In the first part of last night's dream I was carrying a small animal in my hands [it occurs to me that I've had quite a lot of dreams recently which feature this], it was supposed to be a mouse in the dream but it was actually more like the size of a rat. It wasn't moving around much but I was terrified that I was going to drop it, or it was going to run away; when it did move I managed to hang on to it, but often only just. It kept biting my fingers, too, and that hurt a lot, and I wanted to stop it biting but I couldn't work out how to without letting go of it completely.

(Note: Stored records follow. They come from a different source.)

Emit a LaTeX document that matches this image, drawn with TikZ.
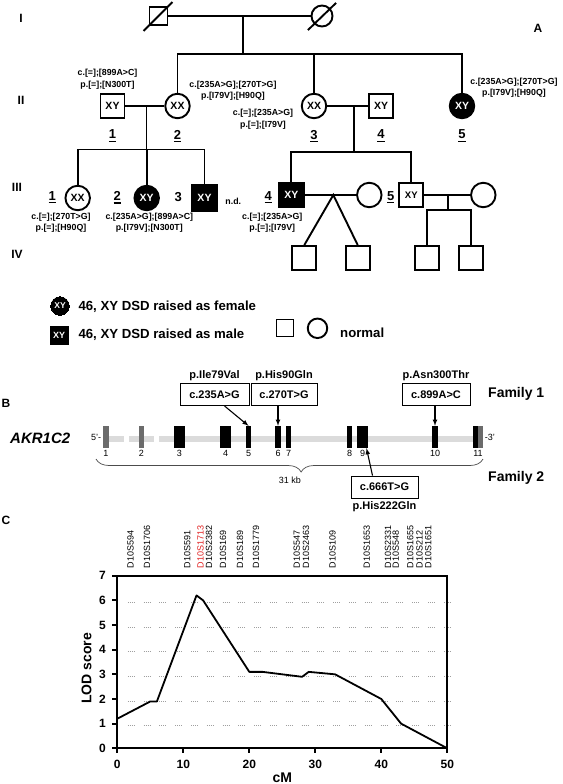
\documentclass[tikz,border=0pt]{standalone}
\usepackage{fontspec}
\setmainfont{Liberation Sans}
\usetikzlibrary{arrows, positioning, decorations.pathreplacing}
\definecolor{exgray}{gray}{0.42}
\definecolor{bandgray}{gray}{0.86}
\definecolor{markred}{RGB}{225,35,35}
\newcommand{\pedid}[1]{\setbox0\hbox{#1}\rlap{\rule[-3pt]{\wd0}{1.3pt}}\box0}

\begin{document}
\begin{tikzpicture}[x=1pt, y=-1pt, ped/.style={line width=1.9pt},
  male node/.style={rectangle, draw, line width=1.9pt, minimum size=24pt, inner sep=0pt, font=\fontsize{10.5}{12}\selectfont\bfseries},
  female node/.style={circle, draw, line width=1.9pt, minimum size=24.5pt, inner sep=0pt, font=\fontsize{10.5}{12}\selectfont\bfseries},
  dsd/.style={fill=black, text=white},
  gen label/.style={font=\fontsize{12}{14}\selectfont\bfseries},
  id label/.style={font=\fontsize{13}{15}\selectfont\bfseries},
  geno/.style={align=center, inner sep=0pt, font=\fontsize{8.8}{11.5}\selectfont\bfseries},
  legend text/.style={anchor=west, inner sep=0pt, font=\fontsize{13.2}{15}\selectfont\bfseries},
  exon/.style={rectangle, inner sep=0pt, minimum height=22pt},
  exnum/.style={inner sep=0pt, font=\fontsize{9}{10}\selectfont},
  mut box/.style={draw, line width=0.9pt, minimum height=22pt, inner sep=0pt, font=\fontsize{11}{13}\selectfont\bfseries},
  prot label/.style={inner sep=0pt, font=\fontsize{11}{13}\selectfont\bfseries},
  mut arrow/.style={-latex, line width=1.1pt},
  panel/.style={font=\fontsize{12}{14}\selectfont\bfseries},
  tick label/.style={font=\fontsize{12}{14}\selectfont\bfseries},
  marker/.style={rotate=90, anchor=west, inner sep=0pt, font=\fontsize{9}{10}\selectfont}]% pixel units, y downwards
\useasboundingbox (0,0) rectangle (562,784);

% A: pedigree
\node[panel] at (538,28) {A};
\foreach \g/\x/\y in {I/21/18, II/21/100, III/17/187, IV/17/254}
    \node[gen label] at (\x,\y) {\g};

\node[male node, minimum size=18pt] (I1) at (158.5,16) {};
\node[female node, minimum size=21pt] (I2) at (322,16) {};
\draw[ped] ([shift={(-5,5)}]I1.south west) -- ([shift={(4,-4)}]I1.north east);
\draw[ped] ([shift={(-6,6)}]I2.south west) -- ([shift={(6,-5)}]I2.north east);
\draw[ped] (I1) -- (I2);
\coordinate (m1) at (242.7,16);
\coordinate (sib2) at (242.7,54);
\draw[ped] (m1) -- (sib2);

\node[male node] (II1) at (112.5,106) {XY};
\node[female node] (II2) at (177.5,106) {XX};
\node[female node] (II3) at (314,106) {XX};
\node[male node] (II4) at (381,106) {XY};
\node[female node, dsd] (II5) at (462,106) {XY};
\foreach \p in {II2, II3, II5}
    \draw[ped] (\p) |- (sib2);
\draw[ped] (II1) -- (II2);
\draw[ped] (II3) -- (II4);
\foreach \n/\x in {1/112.5, 2/177.5, 3/314, 4/381, 5/462}
    \node[id label] at (\x,136) {\pedid{\n}};

\coordinate (m12) at (146.5,106);
\coordinate (sib3a) at (146.5,149.5);
\coordinate (m34) at (354,106);
\coordinate (sib3b) at (354,152);
\draw[ped] (m12) -- (sib3a);
\draw[ped] (m34) -- (sib3b);

\node[female node] (III1) at (77.7,198) {XX};
\node[female node, dsd] (III2) at (146.7,198) {XY};
\node[male node, dsd, minimum size=25.5pt] (III3) at (204.5,198) {XY};
\foreach \p in {III1, III2, III3}
    \draw[ped] (\p) |- (sib3a);
\node[font=\fontsize{8.8}{10}\selectfont\bfseries] (nd) at (233.3,201.7) {n.d.};

\node[male node, dsd, minimum size=25pt] (III4) at (291.3,195) {XY};
\node[female node] (W4) at (369.3,195) {};
\node[male node, font=\fontsize{9.5}{11}\selectfont\bfseries] (III5) at (411.3,195) {XY};
\node[female node] (W5) at (483.3,195) {};
\foreach \p in {III4, III5}
    \draw[ped] (\p) |- (sib3b);
\draw[ped] (III4) -- (W4);
\draw[ped] (III5) -- (W5);
\foreach \n/\x/\u in {1/52.3/1, 2/117.3/1, 3/178.3/0, 4/268.3/1, 5/390.7/1}{
    \ifnum\u=1 \node[id label] at (\x,197.5) {\pedid{\n}};
    \else \node[id label] at (\x,196.7) {\n};\fi}

\node[male node] (IV1) at (304.3,258) {};
\node[male node] (IV2) at (357.7,258) {};
\node[male node] (IV3) at (426.7,258) {};
\node[male node] (IV4) at (471,258) {};
\coordinate (tw) at (333.3,195);
\draw[ped] (IV1.north) -- (tw) -- (IV2.north);
\coordinate (m55) at (448.3,195);
\coordinate (sib4) at (448.3,210);
\draw[ped] (m55) -- (sib4);
\foreach \p in {IV3, IV4}
    \draw[ped] (\p) |- (sib4);

\node[geno] at (107.5,79.3) {c.[=];[899A>C]\\p.[=];[N300T]};
\node[geno] at (233,90.5) {c.[235A>G];[270T>G]\\p.[I79V];[H90Q]};
\node[geno] at (263,119.3) {c.[=];[235A>G]\\p.[=];[I79V]};
\node[geno] at (514,87.5) {c.[235A>G];[270T>G]\\p.[I79V];[H90Q]};
\node[geno] at (61,222.8) {c.[=];[270T>G]\\p.[=];[H90Q]};
\node[geno] at (149.3,222.8) {c.[235A>G];[899A>C]\\p.[I79V];[N300T]};
\node[geno] at (272.3,222.8) {c.[=];[235A>G]\\p.[=];[I79V]};

% legend
\node[female node, dsd, line width=0pt, minimum size=18.5pt, font=\fontsize{8.5}{10}\selectfont\bfseries] (Lf) at (60,306) {XY};
\node[male node, dsd, line width=0pt, minimum size=18pt, font=\fontsize{9}{10}\selectfont\bfseries] (Lm) at (59.2,335) {XY};
\node[legend text] (Lft) at (78.3,306.7) {46, XY DSD raised as female};
\node[legend text] (Lmt) at (78.3,335) {46, XY DSD raised as male};
\node[male node, minimum size=17pt] (Ln1) at (285,328) {};
\node[female node, minimum size=19.5pt] (Ln2) at (317.5,328.3) {};
\node[legend text] (Lnt) at (340,332.7) {normal};

% B: gene structure
\node[panel] at (6,403) {B};
\node[anchor=west, inner sep=0pt, font=\fontsize{15}{17}\selectfont\bfseries\itshape] (gene) at (10,438) {AKR1C2};
\foreach \a/\b in {105/124, 129/154, 159/480}
    \fill[bandgray] (\a,436) rectangle (\b,442);
\foreach \n/\x/\w/\col in {1/106/6/exgray, 2/141.5/5/exgray, 3/179.5/11/black, 4/225.5/11/black,
    5/248.5/5/black, 6/278/6/black, 7/288.5/5/black, 8/349.5/5/black, 9/362.5/11/black,
    10/435/6/black, 11/478/10/black}{
    \node[exon, fill=\col, minimum width=\w pt] (e\n) at (\x,437) {};
    \node[exnum, below=1.5pt of e\n] {\n};}
\fill[exgray] (e11.north) rectangle (e11.south east);
\node[exnum, left=1.5pt of e1] {5'-};
\node[exnum, right=1.5pt of e11] {-3'};
\draw[decorate, decoration={brace, mirror, amplitude=13pt, aspect=0.53}, black!70, line width=0.7pt] (96,459) -- (483,459);
\node[exnum] at (290,480.5) {31 kb};

\node[mut box, minimum width=69pt] (b235) at (214.5,394.5) {c.235A>G};
\node[mut box, minimum width=66pt] (b270) at (284,394.5) {c.270T>G};
\node[mut box, minimum width=68pt] (b899) at (436,394.5) {c.899A>C};
\node[mut box, minimum width=67pt] (b666) at (384.5,487) {c.666T>G};
\node[prot label, above=2.5pt of b235] {p.Ile79Val};
\node[prot label, above=2.5pt of b270] {p.His90Gln};
\node[prot label, above=2.5pt of b899] {p.Asn300Thr};
\node[prot label, below=3pt of b666] {p.His222Gln};
\draw[mut arrow] ([xshift=10pt]b235.south) -- (e5.north);
\draw[mut arrow] (b270.south -| e6.north) -- (e6.north);
\draw[mut arrow] (b899.south -| e10.north) -- (e10.north);
\draw[mut arrow] ([xshift=-12pt]b666.north) -- ([xshift=4pt]e9.south);
\node[anchor=west, inner sep=0pt, font=\fontsize{14}{16}\selectfont\bfseries] at (488,393.5) {Family 1};
\node[anchor=west, inner sep=0pt, font=\fontsize{14}{16}\selectfont\bfseries] at (488,478) {Family 2};

% C: linkage plot
\node[panel] at (6,520) {C};
\begin{scope}[shift={(117.3,748.3)}, x=6.6pt, y=24.66pt]
\foreach \y in {1,...,6}
    \draw[gray!75, line width=0.6pt, dash pattern=on 0.8pt off 1.2pt on 0.8pt off 1.2pt on 0.8pt off 1.2pt on 0.8pt off 9pt] (1.6,\y-0.08) -- (50.8,\y-0.08);
\draw[line width=1.8pt, line join=round] plot coordinates {(0,1.2) (5,1.9) (6,1.9) (12,6.2) (13,6.0) (20,3.1) (22,3.1) (28,2.9) (29,3.1) (33,3.0) (40,2.0) (43,1.0) (50,0)};
\draw[line width=2pt] (0,0) rectangle (50,7);
\foreach \y in {0,...,7}{
    \draw[line width=1.8pt] (0,\y) -- ++(-5.5pt,0);
    \node[tick label, anchor=east] at (-1.2,\y) {\y};}
\foreach \x in {0,10,...,50}{
    \draw[line width=1.8pt] (\x,0) -- ++(0,-5pt);
    \node[tick label] at (\x,-0.65) {\x};}
\node[font=\fontsize{14}{16}\selectfont\bfseries] at (25,-1.19) {cM};
\node[rotate=90, font=\fontsize{14}{16}\selectfont\bfseries] at (-4.64,3.24) {LOD score};
\foreach \m/\c/\col in {D10S594/2.0/black, D10S1706/4.5/black, D10S591/10.6/black, D10S1713/12.6/markred,
    D10S2382/13.9/black, D10S169/16.0/black, D10S189/18.6/black, D10S1779/21.0/black,
    D10S547/27.2/black, D10S2463/28.6/black, D10S109/32.6/black, D10S1653/37.8/black,
    D10S2331/41.0/black, D10S548/42.2/black, D10S1655/44.4/black, D10S212/45.8/black, D10S1651/47.1/black}
    \node[marker, text=\col] at (\c,7.3) {\m};
\end{scope}
\end{tikzpicture}
\end{document}
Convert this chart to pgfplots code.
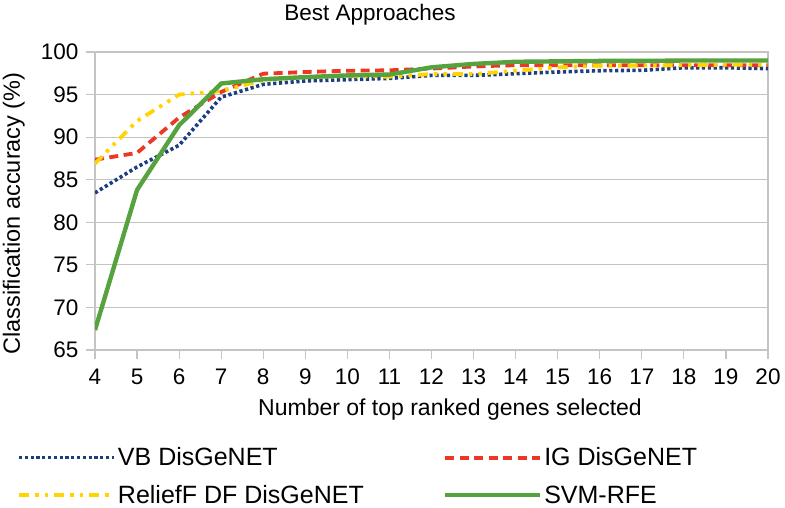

Then suddenly it went completely still, and I was sure that it was dead, until it shivered in my hands, and then I looked closely at it and it had a huge growth on its back, like a tumour or something, which was so big that I hadn't noticed it before ["so big that I hadn't noticed it before" is how I understood it in the dream, but it doesn't really translate]. I pointed this out to my parents (who were with me) and they agreed that we had to get it to a vet. So we went as quickly as we could to the Emergency Vet, who was based in a little wooden hut at the edge of a park-type-thing that looked a bit like Jesus Green. The Emergency Vet was a beautiful young woman with blonde hair flowing out behind her, and she was explaining to me (and I was agreeing) that the mouse would have to be put down, because it would never survive the operation to remove the tumour, and it wasn't kind to it to keep it alive and suffering any longer. The funny thing was that all the time when I was holding it and it was alive I was worried about it, but when I knew it had to be put down I was actually quite relieved, and I felt guilty for feeling that, but I couldn't help it.
In the second part of the dream I was sitting at a table with k425 and OldBloke and hoiho, and I gave OldBloke a hug and then suddenly kissed him on the cheek, and he smiled as if I'd made him really happy, and I worried that k425 would be jealous so I hugged her and kissed her too, and then I kissed her again just because I thought she was lovely [and indeed she is!], and she smiled too, and all the time hoiho was just watching and looking sad.
Woke up feeling hungover and tearful.